Set down the lines that begin at the top of the records and end with the line containing "from matplotlib.patches import Rectangle", and drop every picture.

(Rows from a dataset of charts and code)
────

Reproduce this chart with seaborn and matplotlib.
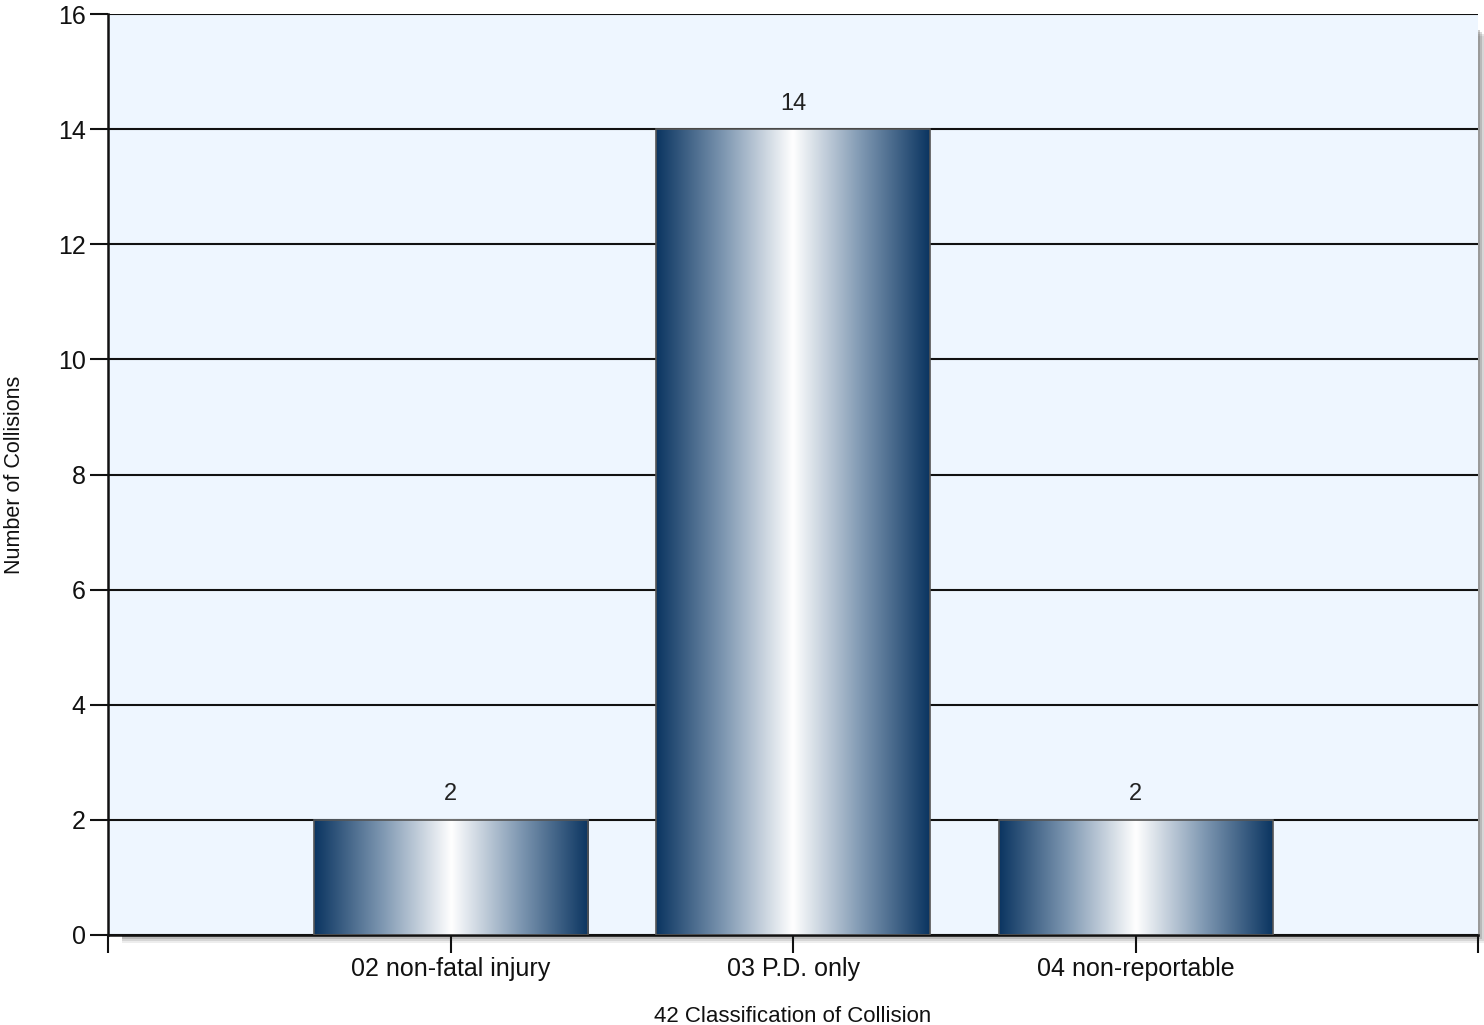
import numpy as np
import matplotlib
matplotlib.use("Agg")
import matplotlib.pyplot as plt
import seaborn as sns
from matplotlib.colors import LinearSegmentedColormap
from matplotlib.patches import Rectangle

categories = ["02 non-fatal injury", "03 P.D. only", "04 non-reportable"]
counts = [2, 14, 2]
y_ticks = [0, 2, 4, 6, 8, 10, 12, 14, 16]

sns.set_style("white")
plt.rcParams["font.family"] = ["Liberation Sans", "DejaVu Sans"]

fig = plt.figure(figsize=(14.84, 10.25), dpi=100)
ax = fig.add_axes([108 / 1484, 90 / 1025, 1370 / 1484, 921 / 1025])
ax.set_facecolor("#eef6ff")

# drop shadow behind plot area
for i, a in enumerate([0.10, 0.15, 0.22, 0.30]):
    off = (8 - 2 * i)
    fig.patches.append(Rectangle(((108 + 14) / 1484, (90 - off) / 1025),
                                 (1370 - 14 + off) / 1484, (921 - 14) / 1025,
                                 transform=fig.transFigure, facecolor="#555555",
                                 alpha=a, edgecolor="none", zorder=-1))

sns.barplot(x=categories, y=counts, ax=ax, width=0.8, color="white",
            edgecolor="#555555", linewidth=1.2, zorder=3)

cmap = LinearSegmentedColormap.from_list("bar", ["#0b3561", "#7f98b2", "#ffffff", "#7f98b2", "#0b3561"])
grad = np.linspace(0, 1, 256).reshape(1, -1)
for p in ax.patches:
    x0, y0 = p.get_x(), p.get_y()
    w, h = p.get_width(), p.get_height()
    ax.imshow(grad, cmap=cmap, extent=(x0, x0 + w, y0, y0 + h), aspect="auto",
              zorder=2.5, interpolation="bicubic")
    p.set_facecolor("none")

for i, v in enumerate(counts):
    ax.text(i, v + 0.25, str(v), ha="center", va="bottom", fontsize=17, color="#222222")

ax.set_xlim(-1, 3)
ax.set_ylim(0, 16)
ax.set_xticks([-1, 0, 1, 2, 3], [""] + categories + [""])
ax.set_yticks(y_ticks)
ax.yaxis.grid(True, color="#111111", linewidth=1.5, zorder=1)
ax.set_axisbelow(True)

for s in ["top", "right"]:
    ax.spines[s].set_visible(False)
for s in ["left", "bottom"]:
    ax.spines[s].set_color("#111111")
    ax.spines[s].set_linewidth(1.8)

ax.tick_params(axis="both", which="both", direction="out", length=13, width=1.5,
               color="#111111", labelsize=18, labelcolor="#111111", pad=3,
               left=True, bottom=True)
ax.set_xlabel("42 Classification of Collision", fontsize=16, labelpad=18, color="#111111")
ax.set_ylabel("Number of Collisions", fontsize=15.5, labelpad=24, color="#111111")

fig.savefig("out.png", dpi=100)
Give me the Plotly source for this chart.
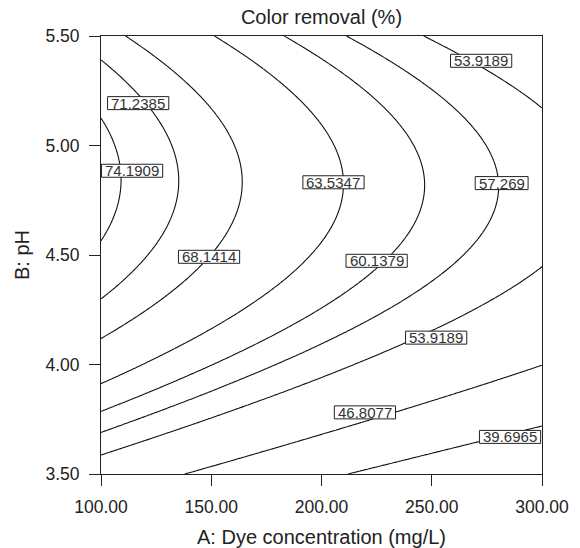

────

--- OUTPUT ---
Reproduce this chart with seaborn and matplotlib.
import numpy as np
import matplotlib
matplotlib.use("Agg")
import matplotlib.pyplot as plt
import seaborn as sns
from matplotlib.colors import LinearSegmentedColormap
from matplotlib.patches import Rectangle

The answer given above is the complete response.